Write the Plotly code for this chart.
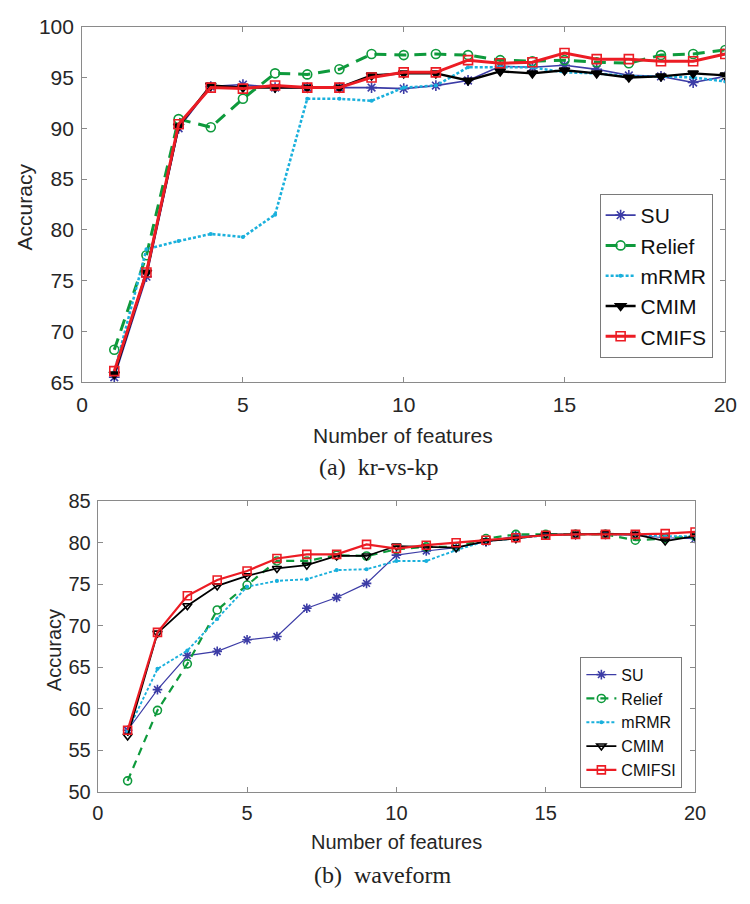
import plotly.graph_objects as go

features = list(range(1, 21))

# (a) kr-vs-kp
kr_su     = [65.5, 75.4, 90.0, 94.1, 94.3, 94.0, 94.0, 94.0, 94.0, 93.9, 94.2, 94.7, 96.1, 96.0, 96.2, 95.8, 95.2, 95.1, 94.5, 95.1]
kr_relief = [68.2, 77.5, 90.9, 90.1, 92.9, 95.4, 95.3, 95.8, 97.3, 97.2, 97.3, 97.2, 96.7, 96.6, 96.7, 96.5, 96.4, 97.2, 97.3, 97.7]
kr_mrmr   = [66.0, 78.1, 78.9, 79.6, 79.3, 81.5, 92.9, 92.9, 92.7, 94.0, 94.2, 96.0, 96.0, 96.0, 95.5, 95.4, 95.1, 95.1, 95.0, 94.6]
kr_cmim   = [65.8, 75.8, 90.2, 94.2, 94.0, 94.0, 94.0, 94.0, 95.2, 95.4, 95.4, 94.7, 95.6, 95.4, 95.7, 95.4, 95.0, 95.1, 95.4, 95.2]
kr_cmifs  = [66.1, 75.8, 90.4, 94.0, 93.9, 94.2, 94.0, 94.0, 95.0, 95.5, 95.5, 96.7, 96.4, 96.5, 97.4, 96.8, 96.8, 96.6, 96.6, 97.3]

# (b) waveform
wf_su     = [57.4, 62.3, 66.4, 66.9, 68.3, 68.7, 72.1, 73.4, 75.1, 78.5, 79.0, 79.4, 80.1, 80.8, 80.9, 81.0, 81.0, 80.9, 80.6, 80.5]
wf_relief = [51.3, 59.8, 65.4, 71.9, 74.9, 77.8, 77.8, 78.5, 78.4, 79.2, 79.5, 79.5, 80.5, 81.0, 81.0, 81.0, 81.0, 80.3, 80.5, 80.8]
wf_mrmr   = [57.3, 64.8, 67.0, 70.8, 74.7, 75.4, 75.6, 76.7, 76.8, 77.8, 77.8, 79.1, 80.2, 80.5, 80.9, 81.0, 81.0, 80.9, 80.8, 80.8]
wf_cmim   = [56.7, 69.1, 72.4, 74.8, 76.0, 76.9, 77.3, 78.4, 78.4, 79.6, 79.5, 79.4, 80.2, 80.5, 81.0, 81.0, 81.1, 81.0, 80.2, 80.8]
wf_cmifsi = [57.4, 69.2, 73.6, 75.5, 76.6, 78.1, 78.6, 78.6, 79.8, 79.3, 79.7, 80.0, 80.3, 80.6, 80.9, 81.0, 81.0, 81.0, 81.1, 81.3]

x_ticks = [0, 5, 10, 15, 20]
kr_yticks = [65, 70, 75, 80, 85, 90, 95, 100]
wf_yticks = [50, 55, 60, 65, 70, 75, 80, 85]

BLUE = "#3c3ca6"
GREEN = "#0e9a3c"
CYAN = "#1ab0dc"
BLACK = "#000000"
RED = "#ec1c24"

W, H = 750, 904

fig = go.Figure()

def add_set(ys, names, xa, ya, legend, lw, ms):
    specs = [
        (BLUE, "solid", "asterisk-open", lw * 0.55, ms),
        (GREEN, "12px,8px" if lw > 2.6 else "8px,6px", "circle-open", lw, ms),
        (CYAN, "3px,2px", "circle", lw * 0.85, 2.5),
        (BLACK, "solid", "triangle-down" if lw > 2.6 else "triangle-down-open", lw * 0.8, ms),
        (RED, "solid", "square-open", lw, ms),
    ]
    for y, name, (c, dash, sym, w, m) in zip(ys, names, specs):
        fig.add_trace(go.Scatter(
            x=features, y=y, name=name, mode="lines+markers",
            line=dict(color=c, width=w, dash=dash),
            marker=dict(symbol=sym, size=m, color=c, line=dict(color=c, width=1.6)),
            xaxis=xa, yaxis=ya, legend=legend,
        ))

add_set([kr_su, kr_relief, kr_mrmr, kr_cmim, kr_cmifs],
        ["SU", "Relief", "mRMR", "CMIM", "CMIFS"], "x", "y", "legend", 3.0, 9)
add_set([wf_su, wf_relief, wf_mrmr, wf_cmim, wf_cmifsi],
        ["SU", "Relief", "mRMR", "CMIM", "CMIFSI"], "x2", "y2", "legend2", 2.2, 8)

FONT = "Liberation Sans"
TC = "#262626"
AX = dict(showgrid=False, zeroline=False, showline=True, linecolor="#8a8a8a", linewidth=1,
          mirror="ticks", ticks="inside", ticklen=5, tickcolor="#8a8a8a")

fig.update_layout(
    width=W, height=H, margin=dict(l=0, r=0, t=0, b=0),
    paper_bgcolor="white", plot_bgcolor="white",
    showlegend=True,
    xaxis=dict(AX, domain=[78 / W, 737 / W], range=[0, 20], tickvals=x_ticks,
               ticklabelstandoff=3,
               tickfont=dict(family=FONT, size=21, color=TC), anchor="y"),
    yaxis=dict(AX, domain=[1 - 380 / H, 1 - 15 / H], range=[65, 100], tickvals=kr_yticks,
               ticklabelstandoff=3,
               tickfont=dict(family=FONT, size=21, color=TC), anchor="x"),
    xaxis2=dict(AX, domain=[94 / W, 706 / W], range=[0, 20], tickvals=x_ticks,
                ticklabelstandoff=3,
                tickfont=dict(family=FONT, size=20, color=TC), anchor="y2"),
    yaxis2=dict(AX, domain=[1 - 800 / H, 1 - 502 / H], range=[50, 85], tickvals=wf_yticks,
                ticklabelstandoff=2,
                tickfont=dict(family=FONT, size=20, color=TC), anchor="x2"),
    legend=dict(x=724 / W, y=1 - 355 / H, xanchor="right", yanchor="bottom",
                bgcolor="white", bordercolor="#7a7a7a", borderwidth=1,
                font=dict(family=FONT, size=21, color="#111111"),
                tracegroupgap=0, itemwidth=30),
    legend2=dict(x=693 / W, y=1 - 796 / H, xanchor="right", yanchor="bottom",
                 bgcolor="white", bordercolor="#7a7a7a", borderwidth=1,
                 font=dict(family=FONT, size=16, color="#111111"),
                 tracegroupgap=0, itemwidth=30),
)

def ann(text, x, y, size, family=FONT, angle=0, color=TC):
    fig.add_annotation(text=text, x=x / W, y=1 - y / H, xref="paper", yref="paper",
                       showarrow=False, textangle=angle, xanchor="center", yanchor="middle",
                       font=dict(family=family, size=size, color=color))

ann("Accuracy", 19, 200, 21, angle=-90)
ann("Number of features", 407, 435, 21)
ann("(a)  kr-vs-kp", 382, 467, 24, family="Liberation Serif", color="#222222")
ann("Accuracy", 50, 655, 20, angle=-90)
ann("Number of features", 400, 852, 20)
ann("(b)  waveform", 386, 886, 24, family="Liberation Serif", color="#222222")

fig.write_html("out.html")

------------------------------------------------------------------------

_Required task_. All the lines above are to be given again exactly as they read, with the pictures removed.

_Finished exercise_.
Write the Plotly code for this chart.
import plotly.graph_objects as go

features = list(range(1, 21))

# (a) kr-vs-kp
kr_su     = [65.5, 75.4, 90.0, 94.1, 94.3, 94.0, 94.0, 94.0, 94.0, 93.9, 94.2, 94.7, 96.1, 96.0, 96.2, 95.8, 95.2, 95.1, 94.5, 95.1]
kr_relief = [68.2, 77.5, 90.9, 90.1, 92.9, 95.4, 95.3, 95.8, 97.3, 97.2, 97.3, 97.2, 96.7, 96.6, 96.7, 96.5, 96.4, 97.2, 97.3, 97.7]
kr_mrmr   = [66.0, 78.1, 78.9, 79.6, 79.3, 81.5, 92.9, 92.9, 92.7, 94.0, 94.2, 96.0, 96.0, 96.0, 95.5, 95.4, 95.1, 95.1, 95.0, 94.6]
kr_cmim   = [65.8, 75.8, 90.2, 94.2, 94.0, 94.0, 94.0, 94.0, 95.2, 95.4, 95.4, 94.7, 95.6, 95.4, 95.7, 95.4, 95.0, 95.1, 95.4, 95.2]
kr_cmifs  = [66.1, 75.8, 90.4, 94.0, 93.9, 94.2, 94.0, 94.0, 95.0, 95.5, 95.5, 96.7, 96.4, 96.5, 97.4, 96.8, 96.8, 96.6, 96.6, 97.3]

# (b) waveform
wf_su     = [57.4, 62.3, 66.4, 66.9, 68.3, 68.7, 72.1, 73.4, 75.1, 78.5, 79.0, 79.4, 80.1, 80.8, 80.9, 81.0, 81.0, 80.9, 80.6, 80.5]
wf_relief = [51.3, 59.8, 65.4, 71.9, 74.9, 77.8, 77.8, 78.5, 78.4, 79.2, 79.5, 79.5, 80.5, 81.0, 81.0, 81.0, 81.0, 80.3, 80.5, 80.8]
wf_mrmr   = [57.3, 64.8, 67.0, 70.8, 74.7, 75.4, 75.6, 76.7, 76.8, 77.8, 77.8, 79.1, 80.2, 80.5, 80.9, 81.0, 81.0, 80.9, 80.8, 80.8]
wf_cmim   = [56.7, 69.1, 72.4, 74.8, 76.0, 76.9, 77.3, 78.4, 78.4, 79.6, 79.5, 79.4, 80.2, 80.5, 81.0, 81.0, 81.1, 81.0, 80.2, 80.8]
wf_cmifsi = [57.4, 69.2, 73.6, 75.5, 76.6, 78.1, 78.6, 78.6, 79.8, 79.3, 79.7, 80.0, 80.3, 80.6, 80.9, 81.0, 81.0, 81.0, 81.1, 81.3]

x_ticks = [0, 5, 10, 15, 20]
kr_yticks = [65, 70, 75, 80, 85, 90, 95, 100]
wf_yticks = [50, 55, 60, 65, 70, 75, 80, 85]

BLUE = "#3c3ca6"
GREEN = "#0e9a3c"
CYAN = "#1ab0dc"
BLACK = "#000000"
RED = "#ec1c24"

W, H = 750, 904

fig = go.Figure()

def add_set(ys, names, xa, ya, legend, lw, ms):
    specs = [
        (BLUE, "solid", "asterisk-open", lw * 0.55, ms),
        (GREEN, "12px,8px" if lw > 2.6 else "8px,6px", "circle-open", lw, ms),
        (CYAN, "3px,2px", "circle", lw * 0.85, 2.5),
        (BLACK, "solid", "triangle-down" if lw > 2.6 else "triangle-down-open", lw * 0.8, ms),
        (RED, "solid", "square-open", lw, ms),
    ]
    for y, name, (c, dash, sym, w, m) in zip(ys, names, specs):
        fig.add_trace(go.Scatter(
            x=features, y=y, name=name, mode="lines+markers",
            line=dict(color=c, width=w, dash=dash),
            marker=dict(symbol=sym, size=m, color=c, line=dict(color=c, width=1.6)),
            xaxis=xa, yaxis=ya, legend=legend,
        ))

add_set([kr_su, kr_relief, kr_mrmr, kr_cmim, kr_cmifs],
        ["SU", "Relief", "mRMR", "CMIM", "CMIFS"], "x", "y", "legend", 3.0, 9)
add_set([wf_su, wf_relief, wf_mrmr, wf_cmim, wf_cmifsi],
        ["SU", "Relief", "mRMR", "CMIM", "CMIFSI"], "x2", "y2", "legend2", 2.2, 8)

FONT = "Liberation Sans"
TC = "#262626"
AX = dict(showgrid=False, zeroline=False, showline=True, linecolor="#8a8a8a", linewidth=1,
          mirror="ticks", ticks="inside", ticklen=5, tickcolor="#8a8a8a")

fig.update_layout(
    width=W, height=H, margin=dict(l=0, r=0, t=0, b=0),
    paper_bgcolor="white", plot_bgcolor="white",
    showlegend=True,
    xaxis=dict(AX, domain=[78 / W, 737 / W], range=[0, 20], tickvals=x_ticks,
               ticklabelstandoff=3,
               tickfont=dict(family=FONT, size=21, color=TC), anchor="y"),
    yaxis=dict(AX, domain=[1 - 380 / H, 1 - 15 / H], range=[65, 100], tickvals=kr_yticks,
               ticklabelstandoff=3,
               tickfont=dict(family=FONT, size=21, color=TC), anchor="x"),
    xaxis2=dict(AX, domain=[94 / W, 706 / W], range=[0, 20], tickvals=x_ticks,
                ticklabelstandoff=3,
                tickfont=dict(family=FONT, size=20, color=TC), anchor="y2"),
    yaxis2=dict(AX, domain=[1 - 800 / H, 1 - 502 / H], range=[50, 85], tickvals=wf_yticks,
                ticklabelstandoff=2,
                tickfont=dict(family=FONT, size=20, color=TC), anchor="x2"),
    legend=dict(x=724 / W, y=1 - 355 / H, xanchor="right", yanchor="bottom",
                bgcolor="white", bordercolor="#7a7a7a", borderwidth=1,
                font=dict(family=FONT, size=21, color="#111111"),
                tracegroupgap=0, itemwidth=30),
    legend2=dict(x=693 / W, y=1 - 796 / H, xanchor="right", yanchor="bottom",
                 bgcolor="white", bordercolor="#7a7a7a", borderwidth=1,
                 font=dict(family=FONT, size=16, color="#111111"),
                 tracegroupgap=0, itemwidth=30),
)

def ann(text, x, y, size, family=FONT, angle=0, color=TC):
    fig.add_annotation(text=text, x=x / W, y=1 - y / H, xref="paper", yref="paper",
                       showarrow=False, textangle=angle, xanchor="center", yanchor="middle",
                       font=dict(family=family, size=size, color=color))

ann("Accuracy", 19, 200, 21, angle=-90)
ann("Number of features", 407, 435, 21)
ann("(a)  kr-vs-kp", 382, 467, 24, family="Liberation Serif", color="#222222")
ann("Accuracy", 50, 655, 20, angle=-90)
ann("Number of features", 400, 852, 20)
ann("(b)  waveform", 386, 886, 24, family="Liberation Serif", color="#222222")

fig.write_html("out.html")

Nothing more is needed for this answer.